Exercise goal>
Return only the lines from the top of the data down to the one that holds "title = 'Kp=50 Kv=100 Ka=1.0 Ta=8ms'", both included, without any pictures.

● ● ●

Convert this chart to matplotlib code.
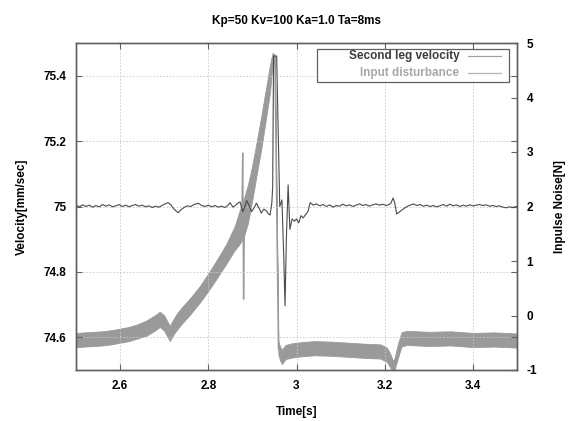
import matplotlib
matplotlib.use('Agg')
import numpy as np
from matplotlib import pyplot as plt
from matplotlib.lines import Line2D
from matplotlib.patches import Rectangle

plt.rcParams['font.family'] = ['Liberation Sans', 'DejaVu Sans']
plt.rcParams['font.weight'] = 'bold'
plt.rcParams['axes.labelweight'] = 'bold'
plt.rcParams['axes.titleweight'] = 'bold'
plt.rcParams['font.size'] = 8.5
plt.rcParams['axes.unicode_minus'] = False

title = 'Kp=50 Kv=100 Ka=1.0 Ta=8ms'

# second leg velocity [mm/sec], left axis
vel_t = [2.500, 2.508, 2.515, 2.522, 2.530, 2.538, 2.545, 2.553, 2.560, 2.568,
         2.575, 2.583, 2.590, 2.598, 2.605, 2.613, 2.620, 2.628, 2.635, 2.643,
         2.650, 2.658, 2.665, 2.673, 2.680, 2.688, 2.695, 2.702, 2.709, 2.716,
         2.722, 2.728, 2.732, 2.738, 2.745, 2.752, 2.760, 2.768, 2.777, 2.785,
         2.793, 2.800, 2.808, 2.815, 2.823, 2.830, 2.838, 2.845, 2.849, 2.856,
         2.862, 2.867, 2.872, 2.878, 2.882, 2.887, 2.893, 2.898, 2.904, 2.909,
         2.915, 2.920, 2.926, 2.932, 2.936, 2.940, 2.944, 2.946, 2.948, 2.955,
         2.962, 2.967, 2.971, 2.974, 2.977, 2.981, 2.985, 2.990, 2.995, 3.000,
         3.005, 3.010, 3.015, 3.020, 3.026, 3.031, 3.038, 3.045, 3.053, 3.060,
         3.068, 3.075, 3.083, 3.090, 3.098, 3.105, 3.113, 3.120, 3.128, 3.135,
         3.143, 3.150, 3.158, 3.165, 3.173, 3.180, 3.188, 3.195, 3.203, 3.210,
         3.214, 3.219, 3.223, 3.227, 3.232, 3.238, 3.245, 3.252, 3.258, 3.265,
         3.273, 3.280, 3.288, 3.295, 3.303, 3.310, 3.318, 3.325, 3.333, 3.340,
         3.348, 3.355, 3.363, 3.370, 3.378, 3.385, 3.393, 3.400, 3.408, 3.415,
         3.423, 3.430, 3.438, 3.445, 3.453, 3.460, 3.468, 3.475, 3.483, 3.490,
         3.500]
vel_v = [75.004, 74.999, 75.005, 75.000, 75.004, 74.998, 75.003, 74.999, 75.006, 75.001,
         75.005, 74.999, 75.002, 75.006, 75.000, 75.004, 74.999, 75.003, 75.006, 75.001,
         75.004, 74.999, 75.002, 74.997, 75.001, 74.998, 75.003, 75.008, 75.012, 75.004,
         74.992, 74.985, 74.981, 74.990, 74.997, 75.002, 75.000, 75.006, 75.010, 75.003,
         75.000, 75.004, 74.999, 75.003, 74.998, 75.001, 74.997, 75.004, 75.012, 74.998,
         75.004, 75.010, 75.014, 74.984, 74.996, 75.018, 75.002, 74.984, 74.996, 75.010,
         74.995, 74.980, 74.992, 74.986, 74.978, 74.974, 75.010, 75.060, 75.460, 75.460,
         75.000, 75.020, 74.850, 74.696, 74.900, 75.066, 74.930, 74.962, 74.955, 74.962,
         74.950, 74.972, 74.965, 74.974, 74.985, 75.012, 75.004, 75.008, 75.002, 75.006,
         75.000, 75.005, 74.998, 75.003, 75.001, 75.007, 75.002, 75.005, 75.000, 75.004,
         75.008, 75.003, 75.006, 75.001, 75.005, 75.008, 75.004, 75.007, 75.003, 75.006,
         75.010, 75.026, 75.010, 74.977, 74.982, 74.988, 74.995, 75.001, 75.004, 75.008,
         75.003, 75.006, 75.001, 75.004, 75.000, 75.003, 74.999, 75.002, 75.006, 75.001,
         75.007, 75.002, 75.005, 75.000, 75.004, 75.001, 75.005, 75.002, 75.004, 75.006,
         75.003, 75.005, 75.001, 75.003, 75.000, 75.002, 74.998, 74.996, 74.999, 74.997,
         75.000]

# input disturbance [N], right axis: band centre and half thickness of the noise
dist_t = [2.500, 2.520, 2.540, 2.560, 2.580, 2.600, 2.620, 2.640, 2.660, 2.680,
          2.690, 2.700, 2.708, 2.713, 2.720, 2.730, 2.740, 2.760, 2.780, 2.800,
          2.820, 2.840, 2.860, 2.870, 2.880, 2.890, 2.900, 2.910, 2.920, 2.930,
          2.940, 2.946, 2.951, 2.955, 2.959, 2.963, 2.967, 2.975, 2.990, 3.010,
          3.040, 3.080, 3.120, 3.160, 3.190, 3.205, 3.212, 3.218, 3.222, 3.230,
          3.238, 3.250, 3.300, 3.350, 3.400, 3.450, 3.500]
dist_n = [-0.45, -0.44, -0.43, -0.42, -0.40, -0.37, -0.34, -0.29, -0.23, -0.13,
          -0.07, -0.14, -0.26, -0.33, -0.22, -0.10, 0.00, 0.18, 0.38, 0.61,
          0.86, 1.12, 1.42, 1.60, 1.78, 2.05, 2.45, 2.90, 3.35, 3.85,
          4.35, 4.74, 4.70, 2.00, -0.60, -0.70, -0.76, -0.67, -0.64, -0.62,
          -0.60, -0.61, -0.63, -0.65, -0.66, -0.72, -0.82, -0.92, -0.90, -0.65,
          -0.44, -0.41, -0.43, -0.42, -0.45, -0.44, -0.46]
dist_w = [0.13, 0.13, 0.13, 0.13, 0.13, 0.13, 0.13, 0.13, 0.14, 0.14,
          0.14, 0.14, 0.14, 0.14, 0.14, 0.15, 0.15, 0.15, 0.15, 0.16,
          0.17, 0.18, 0.22, 0.30, 0.35, 0.35, 0.32, 0.30, 0.30, 0.28,
          0.25, 0.08, 0.08, 0.05, 0.12, 0.13, 0.13, 0.13, 0.13, 0.13,
          0.13, 0.13, 0.13, 0.13, 0.13, 0.13, 0.13, 0.10, 0.10, 0.13,
          0.13, 0.13, 0.13, 0.13, 0.13, 0.13, 0.13]
# impulse spike near t=2.88
spike_t = [2.876, 2.878, 2.880, 2.882]
spike_n = [1.70, 2.98, 0.30, 1.82]

vel_color = '#4a4a4a'
dist_color = '#9a9a9a'
frame = '#606060'

fig = plt.figure(figsize=(5.76, 4.21), dpi=100)
ax = fig.add_axes([76 / 576, 51 / 421, 441 / 576, 327 / 421])
ax2 = ax.twinx()

lo = np.array(dist_n) - np.array(dist_w)
hi = np.array(dist_n) + np.array(dist_w)
ax2.fill_between(dist_t, lo, hi, color=dist_color, lw=0.6, edgecolor=dist_color)
ax2.plot(dist_t, dist_n, color=dist_color, lw=1.0)
ax2.plot(spike_t, spike_n, color=dist_color, lw=1.0)
ax2.set_ylim(-1, 5)
ax2.set_yticks([-1, 0, 1, 2, 3, 4, 5])
ax2.set_ylabel('Inpulse Noise[N]', labelpad=12)

ax.set_zorder(ax2.get_zorder() + 1)
ax.patch.set_visible(False)
ax.plot(vel_t, vel_v, color=vel_color, lw=0.8)
ax.set_xlim(2.5, 3.5)
ax.set_ylim(74.5, 75.5)
ax.set_xticks([2.6, 2.8, 3.0, 3.2, 3.4])
ax.set_xticklabels(['2.6', '2.8', '3', '3.2', '3.4'])
ax.set_yticks([74.6, 74.8, 75.0, 75.2, 75.4])
ax.set_yticklabels(['74.6', '74.8', '75', '75.2', '75.4'])
ax.grid(True, color='#c8c8c8', ls=(0, (2, 2)), lw=0.6)
ax.set_xlabel('Time[s]', labelpad=10)
ax.set_ylabel('Velocity[mm/sec]', labelpad=11)
ax.set_title(title, pad=14, fontsize=8.5)

for a in (ax, ax2):
    for s in a.spines.values():
        s.set_color(frame)
        s.set_linewidth(1.0)
ax.tick_params(direction='in', length=4, color=frame, width=0.8,
               top=True, right=True, pad=7)
ax2.tick_params(direction='in', length=4, color=frame, width=0.8, pad=7)

# gnuplot style key: right aligned text, sample line on the right
ax.add_patch(Rectangle((0.546, 0.882), 0.4365, 0.099, transform=ax.transAxes,
                       fill=True, facecolor='white', edgecolor=frame, lw=0.9, zorder=5))
ax.text(0.869, 0.960, 'Second leg velocity', transform=ax.transAxes,
        ha='right', va='center', color='#3c3c3c', zorder=6)
ax.text(0.869, 0.907, 'Input disturbance', transform=ax.transAxes,
        ha='right', va='center', color='#a8a8a8', zorder=6)
ax.add_line(Line2D([0.888, 0.963], [0.960, 0.960], transform=ax.transAxes,
                   color='#a0a0a0', lw=0.9, zorder=6))
ax.add_line(Line2D([0.888, 0.963], [0.907, 0.907], transform=ax.transAxes,
                   color='#b4b4b4', lw=0.9, zorder=6))

fig.savefig('out.png', dpi=100)
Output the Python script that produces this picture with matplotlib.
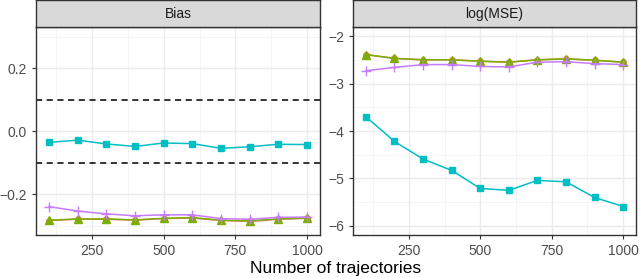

● ● ●

The output>
Convert this chart to matplotlib code.
import matplotlib
matplotlib.use('Agg')
import numpy as np
from matplotlib import pyplot as plt
from matplotlib.lines import Line2D
from matplotlib.patches import Rectangle

plt.rcParams['font.family'] = ['Liberation Sans', 'DejaVu Sans']
plt.rcParams['font.weight'] = 'bold'
plt.rcParams['axes.labelweight'] = 'bold'
plt.rcParams['axes.titleweight'] = 'bold'
plt.rcParams['font.size'] = 8.5
plt.rcParams['axes.unicode_minus'] = False

title = 'Kp=50 Kv=100 Ka=1.0 Ta=8ms'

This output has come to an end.